Hey, nerds can have dreams, too.

Since my network of friends and acquaintances doesn’t include any of my favourite authors, reading a book such as Thrillers:100 Must-Reads is definitely the next best thing. It’s a collection of 100 essays by 100 of today’s best thriller authors about the 100 best thrillers of all times. Contemporary authors such as R.L. Stine, Michael Palmer, Janet Berliner, Sandra Brown and Hank Wagner write about thrillers such as Macbeth (yes, the one by Shakespeare), Mysterious Island, King Kong, And Then There were None. Excuse me while I go a little fangirl here, but oh, my, GOD – it was like having 100 dates with 100 great authors talking about 100 great books.

There are many people who should read this book, most obvious of which are fans of the genre. Some of the books you will recognize; some of the authors you will recognize; and, amidst these 100 essays, you are bound to discover a couple of new ones you might want to give a try.

Another reason for fans of the genre to pick up this book is to acquire new perspectives even on book you have read a million times. One of my favourite books is Alexandre Dumas’ The Count of Monte-Cristo.
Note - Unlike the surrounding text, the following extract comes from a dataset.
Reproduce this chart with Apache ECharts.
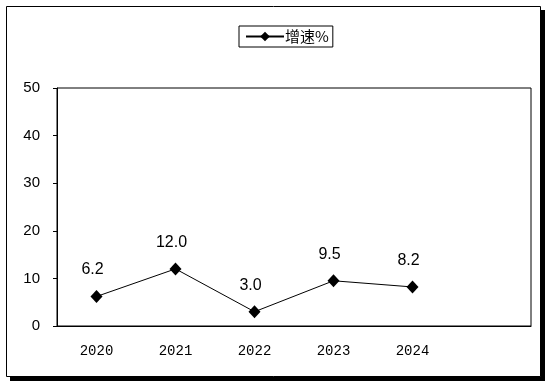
<!DOCTYPE html>
<html><head><meta charset="utf-8">
<script src="https://cdn.jsdelivr.net/npm/echarts@6/dist/echarts.min.js"></script>
<style>html,body{margin:0;padding:0;background:#fff}#c{width:555px;height:387px}</style>
</head><body><div id="c"></div>
<script>
var categories = ['2020', '2021', '2022', '2023', '2024', ''];
var growth = [6.2, 12.0, 3.0, 9.5, 8.2];
var seriesName = '增速%';
var yTicks = [0, 10, 20, 30, 40, 50];

var chart = echarts.init(document.getElementById('c'));
chart.setOption({
  animation: false,
  backgroundColor: '#fff',
  graphic: [
    { type: 'rect', z: -10, silent: true, shape: { x: 10, y: 10, width: 535, height: 371 }, style: { fill: '#000' } },
    { type: 'rect', z: -9, silent: true, shape: { x: 6.5, y: 6.5, width: 534, height: 370 }, style: { fill: '#fff', stroke: '#000', lineWidth: 1 } }
  ],
  legend: {
    data: [seriesName],
    left: 239, top: 26,
    borderColor: '#000', borderWidth: 1, borderRadius: 0,
    padding: [3, 4, 3, 6],
    itemWidth: 38, itemHeight: 12,
    textStyle: { fontFamily: 'Noto Sans CJK SC', fontSize: 15, color: '#000', padding: [0, 0, 0, -4] }
  },
  grid: { left: 57, right: 24, top: 88, bottom: 61, show: true, borderColor: '#000', borderWidth: 1, backgroundColor: 'transparent' },
  xAxis: {
    type: 'category', data: categories, boundaryGap: true,
    axisLine: { lineStyle: { color: '#000', width: 1 } },
    axisTick: { inside: true, length: 5, lineStyle: { color: '#000' } },
    axisLabel: { margin: 18, fontFamily: 'Liberation Mono', fontSize: 14, color: '#000' }
  },
  yAxis: {
    type: 'value', min: yTicks[0], max: yTicks[yTicks.length - 1], interval: yTicks[1] - yTicks[0],
    splitLine: { show: false },
    axisLine: { show: true, lineStyle: { color: '#000', width: 1 } },
    axisTick: { show: true, length: 4, lineStyle: { color: '#000' } },
    axisLabel: { margin: 17, fontFamily: 'Liberation Sans', fontSize: 15, color: '#000' }
  },
  series: [{
    name: seriesName, type: 'line', data: growth,
    symbol: 'diamond', symbolSize: [12, 13],
    itemStyle: { color: '#000' },
    lineStyle: { color: '#000', width: 1 },
    label: {
      show: true, position: 'top', distance: 12, offset: [-4, 0],
      formatter: function (p) { return p.value.toFixed(1); },
      fontFamily: 'Liberation Sans', fontSize: 16, color: '#000'
    }
  }]
});
</script></body></html>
I really thought I knew everything about the book, not because I’m smart or anything (oh how I wish that were the case) but rather because I have read so many essays and opinion pieces about it, and also because I have read it so many times. Francine Matthews’ insightful essay pointed out many points that I hadn’t quite seen in that light before, making me put her on top of the list of authors I’d love to talk about a book with.

Give a girl a break for having a bias – it is, after all, Alexandra Dumas!

Authors, wannabe or real, for that matter, should also pick up a copy of this book as they hone their craft. Many of the details which make the 100 titles covered in this book timeless classics are brought out in such ways that — were you to pay attention to each of them and apply them to your own manuscript — you just might be able to make it a lot better.

Then there are those out there who like philosophical discussions. Such discussions abound in this volume in essays about books such as The Great Impersonation, The Most Dangerous Game, Dracula, Frankenstein. Even if you haven’t read these titles – I haven’t read some of the aforementioned – the essays include a short summary setting the context just about enough to thoroughly enjoy the essay.

If you are looking for very well written deep insights into some of the most influential works of the genre, then Thrillers:100 Must-Reads is for you. Just be prepared to spend a lot of money purchasing the books covered in this volume that you have yet to read. Trust me – after reading these essays, you are going to have an unstoppable urge to pick them all up.